Colorado Court of Appeals

Redden v. Clear Creek Skiing CorporationCourt of Appeals enforces exculpatory agreement by ski resort – 2020COA176 (CA 12/24/20). Redden was hurt as she attempted to exit the Ptarmigan ski lift, located in the Loveland Ski Area. The Court of Appeals considered whether ski area operators can, by means of exculpatory agreements, protect themselves from lawsuits arising from the alleged negligence of their employees. At issue in this case is the validity of two exculpatory agreements—one in connection with a purchase of ski equipment, the other on the back of a lift ticket—purporting to bar claims by a skier injured while getting off a ski lift. The two judges in the majority concluded that the exculpatory agreements are not only valid, but that they also do not undermine public policies underlying the Colorado Passenger Tramway Safety Act. This was a 2-1 decision, so we likely have not heard the last of it.

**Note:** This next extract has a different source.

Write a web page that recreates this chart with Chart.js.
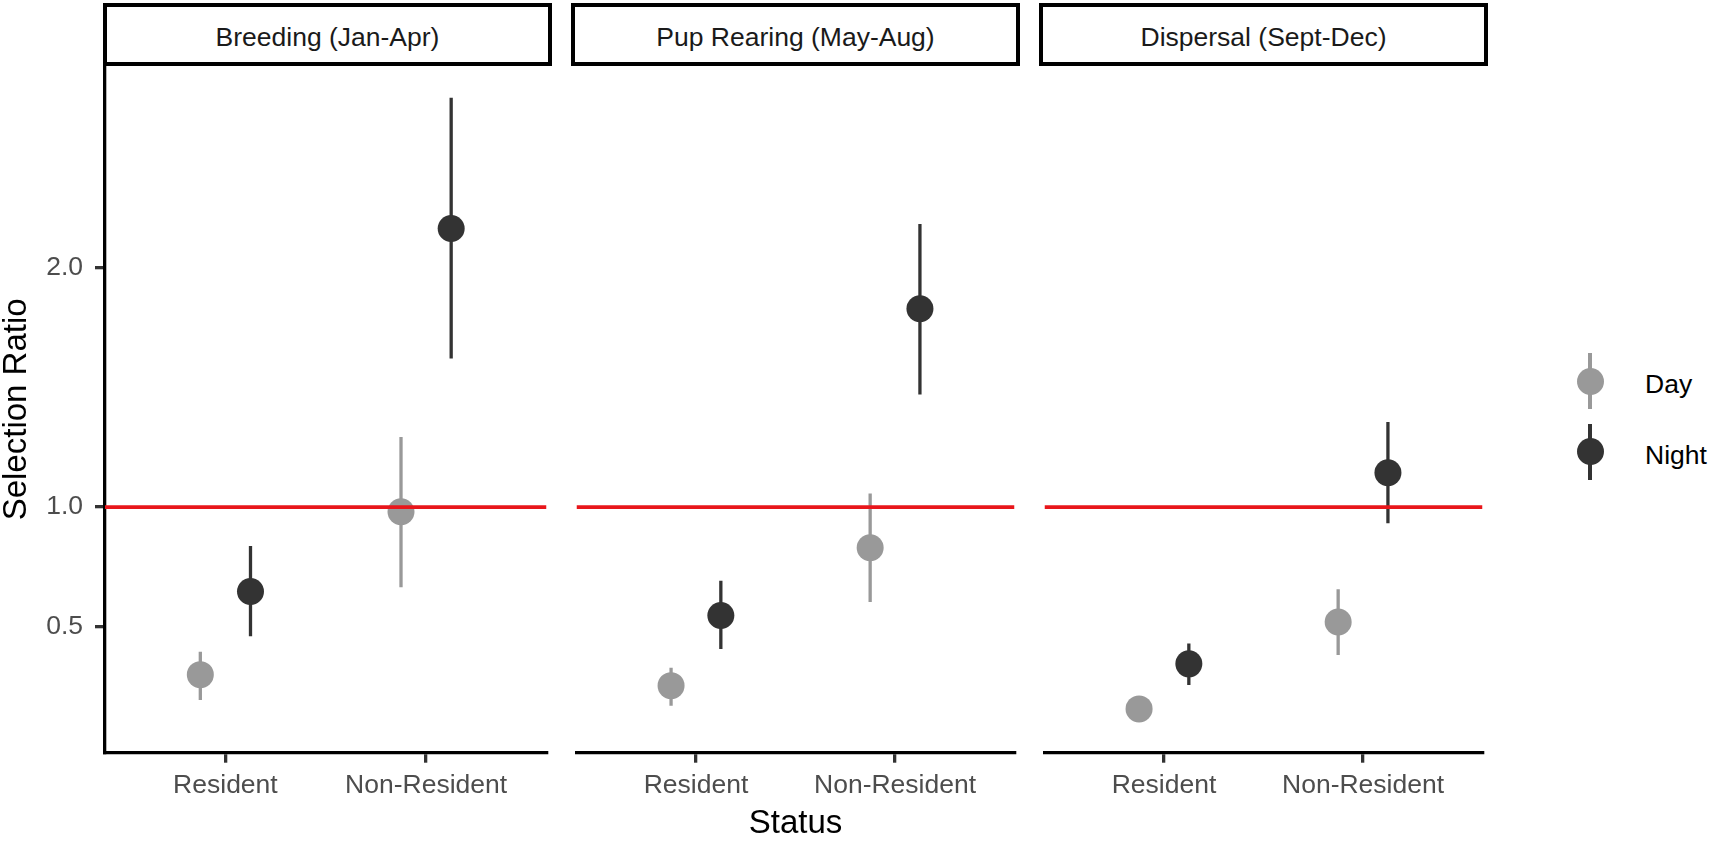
<!DOCTYPE html>
<html><head><meta charset="utf-8">
<script src="https://cdn.jsdelivr.net/npm/chart.js@4.4.1/dist/chart.umd.min.js"></script>
<style>
html,body{margin:0;padding:0;background:#fff;}
body{width:1712px;height:841px;position:relative;overflow:hidden;font-family:"Liberation Sans",Arial,sans-serif;}
.wrap{position:absolute;top:0;height:841px;}
.strip{position:absolute;box-sizing:border-box;border:4px solid #000;background:#fff;}
.striptext{position:absolute;text-align:center;font-size:26.5px;line-height:30px;color:#1a1a1a;white-space:nowrap;}
.lg-line{position:absolute;width:3.3px;margin-left:-1.65px;}
.lg-dot{position:absolute;width:27px;height:27px;margin-left:-13.5px;margin-top:-13.5px;border-radius:50%;}
.lg-text{position:absolute;font-size:26.5px;line-height:30px;color:#000;white-space:nowrap;}
</style>
</head><body>
<script>
// ---- data ----
const periods = ['Breeding (Jan-Apr)', 'Pup Rearing (May-Aug)', 'Dispersal (Sept-Dec)'];
const statuses = ['Resident', 'Non-Resident'];
const groups = ['Day', 'Night'];
const dayMean  = [[0.300, 0.980], [0.254, 0.830], [0.157, 0.520]];
const dayLow   = [[0.194, 0.665], [0.170, 0.603], [0.110, 0.382]];
const dayHigh  = [[0.396, 1.293], [0.329, 1.057], [0.205, 0.657]];
const nightMean = [[0.647, 2.163], [0.547, 1.828], [0.345, 1.143]];
const nightLow  = [[0.460, 1.620], [0.407, 1.470], [0.257, 0.932]];
const nightHigh = [[0.837, 2.709], [0.692, 2.182], [0.430, 1.355]];
const yTicks = [0.5, 1.0, 2.0];
const refLine = 1;

// ---- style / layout ----
const colors = { Day: '#999999', Night: '#333333' };
const refColor = '#e8161b';
const dodge = 0.125;
const xMin = 0.4, xMax = 2.6;
const yMin = -0.026, yMax = 2.842;
const panelLeft = [105, 573, 1041];
const panelWidth = 445;
const panelTop = 66;
const xAxisH = 88.3;

Chart.defaults.font.family = "'Liberation Sans', Arial, sans-serif";
Chart.defaults.animation = false;

const stats = { Day: [dayMean, dayLow, dayHigh], Night: [nightMean, nightLow, nightHigh] };

periods.forEach((name, p) => {
  const leftExtra = p === 0 ? 105 : 10;
  const w = leftExtra + panelWidth + 10;
  const wrap = document.createElement('div');
  wrap.className = 'wrap';
  wrap.style.left = (panelLeft[p] - leftExtra) + 'px';
  wrap.style.width = w + 'px';
  const cv = document.createElement('canvas');
  wrap.appendChild(cv);
  document.body.appendChild(wrap);

  // strip
  const st = document.createElement('div');
  st.className = 'strip';
  st.style.left = (panelLeft[p] - 2) + 'px';
  st.style.top = '3px';
  st.style.width = (panelWidth + 4) + 'px';
  st.style.height = '63px';
  document.body.appendChild(st);
  const tx = document.createElement('div');
  tx.className = 'striptext';
  tx.style.left = (panelLeft[p] - 2) + 'px';
  tx.style.width = (panelWidth + 4) + 'px';
  tx.style.top = '21.8px';
  tx.textContent = name;
  document.body.appendChild(tx);

  const datasets = [];
  groups.forEach((g, gi) => {
    const off = gi === 0 ? -dodge : dodge;
    const [mean, low, high] = stats[g];
    statuses.forEach((s, si) => {
      datasets.push({
        type: 'line',
        data: [{ x: si + 1 + off, y: low[p][si] }, { x: si + 1 + off, y: high[p][si] }],
        borderColor: colors[g], borderWidth: 3.3, pointRadius: 0, order: 2
      });
    });
    datasets.push({
      type: 'line', showLine: false,
      data: statuses.map((s, si) => ({ x: si + 1 + off, y: mean[p][si] })),
      backgroundColor: colors[g], borderColor: colors[g], borderWidth: 0,
      pointRadius: 13.5, pointBorderWidth: 0, order: 1
    });
  });
  datasets.push({
    type: 'line',
    data: [{ x: xMin, y: refLine }, { x: xMax, y: refLine }],
    borderColor: refColor, borderWidth: 3.7, pointRadius: 0, order: 0
  });

  const gridOpts = { display: true, drawOnChartArea: false, drawTicks: true, tickLength: 10, tickWidth: 3.3, lineWidth: 3.3, tickColor: '#333333', color: '#333333' };
  const borderOpts = { display: true, color: '#000000', width: 3.3 };

  new Chart(cv, {
    type: 'line',
    data: { datasets },
    options: {
      responsive: true, maintainAspectRatio: false, devicePixelRatio: 1,
      events: [],
      layout: { padding: { left: p === 0 ? 0 : 10, right: 10, top: panelTop, bottom: 0 } },
      plugins: { legend: { display: false }, tooltip: { enabled: false } },
      scales: {
        x: {
          type: 'linear', min: xMin, max: xMax,
          afterBuildTicks: s => { s.ticks = [1, 2].map(v => ({ value: v })); },
          afterFit: s => { s.height = xAxisH; },
          ticks: { callback: v => statuses[v - 1], color: '#4d4d4d', font: { size: 26.5 }, padding: 7, maxRotation: 0, autoSkip: false },
          grid: gridOpts, border: borderOpts,
          title: { display: p === 1, text: 'Status', color: '#000000', font: { size: 33, lineHeight: 1 }, padding: { top: 0, bottom: 1 } }
        },
        y: {
          type: 'linear', min: yMin, max: yMax, display: p === 0,
          afterBuildTicks: s => { s.ticks = yTicks.map(v => ({ value: v })); },
          afterFit: s => { s.width = p === 0 ? 105 : 0; },
          ticks: { callback: v => v.toFixed(1), color: '#4d4d4d', font: { size: 26.5 }, padding: 12 },
          grid: gridOpts, border: borderOpts,
          title: { display: true, text: 'Selection Ratio', color: '#000000', font: { size: 33, lineHeight: 1 }, padding: { top: 0.5, bottom: 0 } }
        }
      }
    }
  });
});

// ---- legend ----
const legendY = { Day: 381, Night: 451.7 };
groups.forEach(g => {
  const cy = legendY[g];
  const ln = document.createElement('div');
  ln.className = 'lg-line';
  ln.style.left = '1590px'; ln.style.top = (cy - 28) + 'px'; ln.style.height = '56px';
  ln.style.background = colors[g];
  document.body.appendChild(ln);
  const dot = document.createElement('div');
  dot.className = 'lg-dot';
  dot.style.left = '1590px'; dot.style.top = cy + 'px';
  dot.style.background = colors[g];
  document.body.appendChild(dot);
  const t = document.createElement('div');
  t.className = 'lg-text';
  t.style.left = '1645px'; t.style.top = (cy + 12.3 - 9.18 - 15) + 'px';
  t.textContent = g;
  document.body.appendChild(t);
});
</script>
</body></html>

Tuscany Custom Homes, LLC v. Westover Court of Appeals holds unsigned post-mediation writing is not admissible without supporting admissible evidence – 2020COA178 (CA 12/24/20) The parties went to mediation, but due to the mediator’s computer problems, mediation was concluded without the parties signing any document memorializing an agreement. Instead, the mediator sent an email summarizing the parties’ settlement terms to serve as the basis for preparing a formal Mutual Release and Settlement Agreement by Tuscany’s counsel. The parties agreed, through emails, that the terms were correct, and Tuscany’s counsel drafted and distributed a draft agreement. The Westover defendants refused to sign the agreement, but the other parties signed. Tuscany filed a motion to enforce a settlement agreement, which the Platenaks joined. They alleged that an oral settlement agreement was formed in the mediation proceeding, and they attached the mediator’s email and the draft agreement. The Westover defendants denied that an enforceable agreement existed. In a deposition, the mediator confirmed that the parties had reached agreement and the terms in his email and the subsequent emails accurately reflected that agreement. The Court of Appeals considered the scope and application of the statutory protection for mediation communications. Mediation communications are generally inadmissible in a judicial proceeding. Here the question was whether this protection applies to a mediation communication as well as to evidence that discloses information concerning a mediation communication. Here it was an unsigned, post-mediation writing offered to prove the existence and terms of an oral agreement reached during a mediation proceeding. Because such an unsigned writing is inadmissible, a party cannot prove the existence or terms of an agreement reached at mediation unless it is reduced to writing and fully executed or the party can present other, admissible evidence of the agreement.

Other cases of interest

American Guarantee & Liability Insurance Co. v. ACE American Insurance Co. – Primary insurer found responsible to secondary carrier for excess verdict – Docket: 19-20779 (5th Cir. 12/21/20). After Mark Braswell died when his road bike collided with a stopped truck, his survivors filed suit against the truck’s owner, the Brickman Group. Brickman was primarily insured by ACE and secondarily insured by Plaintiff AGLIC. ACE rejected plaintiffs’ three settlement offers before and during trial. The jury ultimately awarded plaintiffs nearly $28 million, plaintiffs and Brickman settled for nearly $10 million, and AGLIC paid nearly $8 million of the amount. AGLIC then filed suit against ACE, arguing that because ACE violated its duty to accept one of the three settlement offers for the primary policy limits, ACE had to cover AGLIC’s settlement contribution. The district court agreed, and the Fifth Circuit affirmed the district court’s judgment and held that ACE’s duty was triggered by plaintiffs’ third offer, and that ACE violated this duty. In this case, the offer generated a duty because it “proposed to release the insured fully” and it was not conditional. Furthermore, the evidence was sufficient to support that ACE violated its Stowers duty by failing to reevaluate the settlement value of the case and accept plaintiffs’ reasonable offer.